My add-on allows being used in multiple documents for each user.
So I store payment information in user properties. If the user opens a
second document, and they are paid, they can still use the add-on
without paying again, because the payment status is store in user
properties. Using Properties Service avoids the need to make an
external request every time that the add-on needs to test the payment
status. But if something ever did go wrong with the data in properties
service, and the add-on didn't find a setting, it would make an external
request to check the payment data in my account.
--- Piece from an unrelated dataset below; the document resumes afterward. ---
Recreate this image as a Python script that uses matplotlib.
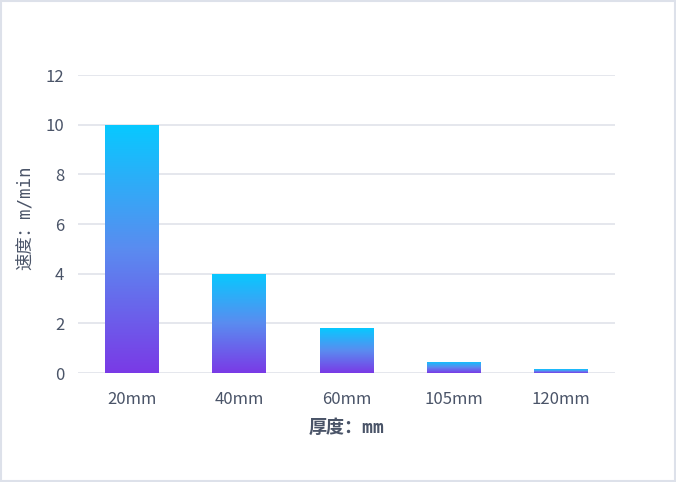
import numpy as np
import matplotlib.pyplot as plt
from matplotlib.colors import LinearSegmentedColormap
from matplotlib.patches import Rectangle

plt.rcParams['font.family'] = ['Noto Sans CJK SC', 'DejaVu Sans']

categories = ["20mm", "40mm", "60mm", "105mm", "120mm"]
speeds = [10, 4, 1.8, 0.45, 0.15]

text_color = "#4a5468"
grid_color = "#e0e3ea"
cmap = LinearSegmentedColormap.from_list("grad", ["#7a3ae6", "#5a8cf0", "#07c9ff"])

fig = plt.figure(figsize=(6.76, 4.82), dpi=100)
ax = fig.add_axes([0.1154, 0.2261, 0.7944, 0.6179])

x = np.arange(len(categories))
bar_w = 0.5
bars = ax.bar(x, speeds, width=bar_w, color="none", zorder=3)

gradient = np.linspace(0, 1, 256).reshape(-1, 1)
for b in bars:
    x0, w, h = b.get_x(), b.get_width(), b.get_height()
    im = ax.imshow(gradient, cmap=cmap, origin="lower", aspect="auto",
                   extent=[x0, x0 + w, 0, h], zorder=3)
    im.set_clip_path(b)

ax.set_xlim(-0.5, len(categories) - 0.5)
ax.set_ylim(0, 12)
ax.set_yticks(np.arange(0, 13, 2))
ax.set_xticks(x)
ax.set_xticklabels(categories)
ax.yaxis.grid(True, color=grid_color, linewidth=1.2, zorder=0)
ax.set_axisbelow(True)
for s in ax.spines.values():
    s.set_visible(False)
ax.tick_params(length=0, labelsize=12, colors=text_color)
ax.tick_params(axis="x", pad=13)
ax.tick_params(axis="y", pad=10)

mono = ['DejaVu Sans Mono', 'Noto Sans CJK SC']
ax.set_xlabel("厚度：mm", fontsize=13, fontweight="bold", color=text_color,
              labelpad=8, family=mono)
ax.set_ylabel("速度：m/min", fontsize=12.5, color=text_color, family=mono)
ax.yaxis.set_label_coords(-0.082, 0.523)

fig.patches.append(Rectangle((0.002, 0.002), 0.996, 0.996, transform=fig.transFigure,
                             fill=False, edgecolor="#dde1ea", linewidth=1.5))

fig.savefig("out.png", dpi=100)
If you wanted the
user to pay for every document that the add-on was installed in, then
you'd need to put some setting in document properties.
Depending
upon whether you use PayPal or stripe, or whatever you use, and how you
implement it, the flow of events may be different depending upon how
the payment information can get back to your add-on. The stripe system I
have can communicate directly back to the add-on, through the server
code, but my PayPal implementation can't. It needs to go from PayPal,
back to a WebApp, and then store payment data in my spreadsheet, and
then the add-on searches the spreadsheet if there is a setting that a
payment was made.
So, I use User Properties to store local information about the payment status. You could put something into script properties temporarily, transfer it to user properties, and then delete it from script properties. For example, let's say that someone contacts you, and wants an extension to their trial. Or somehow your payment system had a problem, and you need to fix their payment date. You decide that it's okay, but you need a way to make a setting manually. You could manually update your database, or your spreadsheet, or you could add the user's email and new trial data end or paid until date to the script properties, and your code could check script properties for that special situation.